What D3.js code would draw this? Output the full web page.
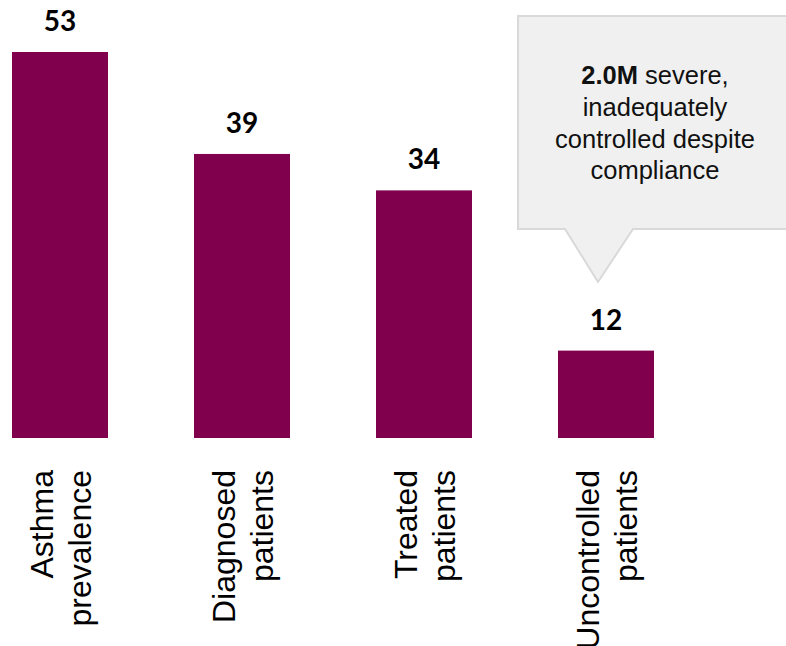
<!DOCTYPE html>
<html>
<head>
<meta charset="utf-8">
<script src="https://cdn.jsdelivr.net/npm/d3@7"></script>
<style>
  html, body { margin: 0; padding: 0; background: #fff; }
  svg { display: block; }
</style>
</head>
<body>
<svg id="chart" width="786" height="646"></svg>
<script>
const categories = [["Asthma", "prevalence"], ["Diagnosed", "patients"], ["Treated", "patients"], ["Uncontrolled", "patients"]];
const values = [53, 39, 34, 12];
const valueLabels = ["53", "39", "34", "12"];
const calloutBold = "2.0M";
const calloutLines = [" severe,", "inadequately", "controlled despite", "compliance"];

const svg = d3.select("#chart");
const W = 786, H = 646;
const barColor = "#80004d";

const x = d3.scaleBand()
  .domain(d3.range(values.length))
  .range([12, 654])
  .paddingInner(0.4725)
  .paddingOuter(0);

const y = d3.scaleLinear()
  .domain([0, d3.max(values)])
  .range([438, 52]);

// Bars
svg.append("g").selectAll("rect")
  .data(values)
  .join("rect")
  .attr("x", (d, i) => x(i))
  .attr("y", d => y(d))
  .attr("width", x.bandwidth())
  .attr("height", d => y(0) - y(d))
  .attr("fill", barColor);

// Value labels
svg.append("g").selectAll("text")
  .data(values)
  .join("text")
  .attr("x", (d, i) => x(i) + x.bandwidth() / 2)
  .attr("y", d => y(d) - 21)
  .attr("text-anchor", "middle")
  .attr("font-family", "Lato, 'Open Sans', sans-serif")
  .attr("font-weight", "bold")
  .attr("font-size", 28)
  .attr("fill", "#000")
  .text((d, i) => valueLabels[i]);

// Category labels (rotated)
const catG = svg.append("g").selectAll("g")
  .data(categories)
  .join("g")
  .attr("transform", (d, i) => `translate(${x(i) + x.bandwidth() / 2 - 7}, ${y(0) + 32}) rotate(-90)`);

catG.append("text")
  .attr("text-anchor", "end")
  .attr("font-family", "'Liberation Sans', Arial, sans-serif")
  .attr("font-size", 32)
  .attr("fill", "#000")
  .selectAll("tspan")
  .data(d => d)
  .join("tspan")
  .attr("x", 0)
  .attr("y", (d, j) => j * 38)
  .text(d => d);

// Callout
const calloutG = svg.append("g");
const bx0 = 518, bx1 = 794, by0 = 16, by1 = 229;
const px0 = 565, px1 = 633, ptx = 598, pty = 282;
const path = d3.path();
path.moveTo(bx0, by0);
path.lineTo(bx1, by0);
path.lineTo(bx1, by1);
path.lineTo(px1, by1);
path.lineTo(ptx, pty);
path.lineTo(px0, by1);
path.lineTo(bx0, by1);
path.closePath();
calloutG.append("path")
  .attr("d", path.toString())
  .attr("fill", "#f0f0f0")
  .attr("stroke", "#d9d9d9")
  .attr("stroke-width", 2);

const ct = calloutG.append("text")
  .attr("text-anchor", "middle")
  .attr("font-family", "'Liberation Sans', Arial, sans-serif")
  .attr("font-size", 25.5)
  .attr("fill", "#111");
const cx = 655;
const first = ct.append("tspan").attr("x", cx).attr("y", 84);
first.append("tspan").attr("font-weight", "bold").text(calloutBold);
first.append("tspan").text(calloutLines[0]);
calloutLines.slice(1).forEach((t, i) => {
  ct.append("tspan").attr("x", cx).attr("y", 84 + (i + 1) * 31.8).text(t);
});
</script>
</body>
</html>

§ What is required
Write out the listing above again, exactly, but with no pictures in the copy.

§ Final result
What D3.js code would draw this? Output the full web page.
<!DOCTYPE html>
<html>
<head>
<meta charset="utf-8">
<script src="https://cdn.jsdelivr.net/npm/d3@7"></script>
<style>
  html, body { margin: 0; padding: 0; background: #fff; }
  svg { display: block; }
</style>
</head>
<body>
<svg id="chart" width="786" height="646"></svg>
<script>
const categories = [["Asthma", "prevalence"], ["Diagnosed", "patients"], ["Treated", "patients"], ["Uncontrolled", "patients"]];
const values = [53, 39, 34, 12];
const valueLabels = ["53", "39", "34", "12"];
const calloutBold = "2.0M";
const calloutLines = [" severe,", "inadequately", "controlled despite", "compliance"];

const svg = d3.select("#chart");
const W = 786, H = 646;
const barColor = "#80004d";

const x = d3.scaleBand()
  .domain(d3.range(values.length))
  .range([12, 654])
  .paddingInner(0.4725)
  .paddingOuter(0);

const y = d3.scaleLinear()
  .domain([0, d3.max(values)])
  .range([438, 52]);

// Bars
svg.append("g").selectAll("rect")
  .data(values)
  .join("rect")
  .attr("x", (d, i) => x(i))
  .attr("y", d => y(d))
  .attr("width", x.bandwidth())
  .attr("height", d => y(0) - y(d))
  .attr("fill", barColor);

// Value labels
svg.append("g").selectAll("text")
  .data(values)
  .join("text")
  .attr("x", (d, i) => x(i) + x.bandwidth() / 2)
  .attr("y", d => y(d) - 21)
  .attr("text-anchor", "middle")
  .attr("font-family", "Lato, 'Open Sans', sans-serif")
  .attr("font-weight", "bold")
  .attr("font-size", 28)
  .attr("fill", "#000")
  .text((d, i) => valueLabels[i]);

// Category labels (rotated)
const catG = svg.append("g").selectAll("g")
  .data(categories)
  .join("g")
  .attr("transform", (d, i) => `translate(${x(i) + x.bandwidth() / 2 - 7}, ${y(0) + 32}) rotate(-90)`);

catG.append("text")
  .attr("text-anchor", "end")
  .attr("font-family", "'Liberation Sans', Arial, sans-serif")
  .attr("font-size", 32)
  .attr("fill", "#000")
  .selectAll("tspan")
  .data(d => d)
  .join("tspan")
  .attr("x", 0)
  .attr("y", (d, j) => j * 38)
  .text(d => d);

// Callout
const calloutG = svg.append("g");
const bx0 = 518, bx1 = 794, by0 = 16, by1 = 229;
const px0 = 565, px1 = 633, ptx = 598, pty = 282;
const path = d3.path();
path.moveTo(bx0, by0);
path.lineTo(bx1, by0);
path.lineTo(bx1, by1);
path.lineTo(px1, by1);
path.lineTo(ptx, pty);
path.lineTo(px0, by1);
path.lineTo(bx0, by1);
path.closePath();
calloutG.append("path")
  .attr("d", path.toString())
  .attr("fill", "#f0f0f0")
  .attr("stroke", "#d9d9d9")
  .attr("stroke-width", 2);

const ct = calloutG.append("text")
  .attr("text-anchor", "middle")
  .attr("font-family", "'Liberation Sans', Arial, sans-serif")
  .attr("font-size", 25.5)
  .attr("fill", "#111");
const cx = 655;
const first = ct.append("tspan").attr("x", cx).attr("y", 84);
first.append("tspan").attr("font-weight", "bold").text(calloutBold);
first.append("tspan").text(calloutLines[0]);
calloutLines.slice(1).forEach((t, i) => {
  ct.append("tspan").attr("x", cx).attr("y", 84 + (i + 1) * 31.8).text(t);
});
</script>
</body>
</html>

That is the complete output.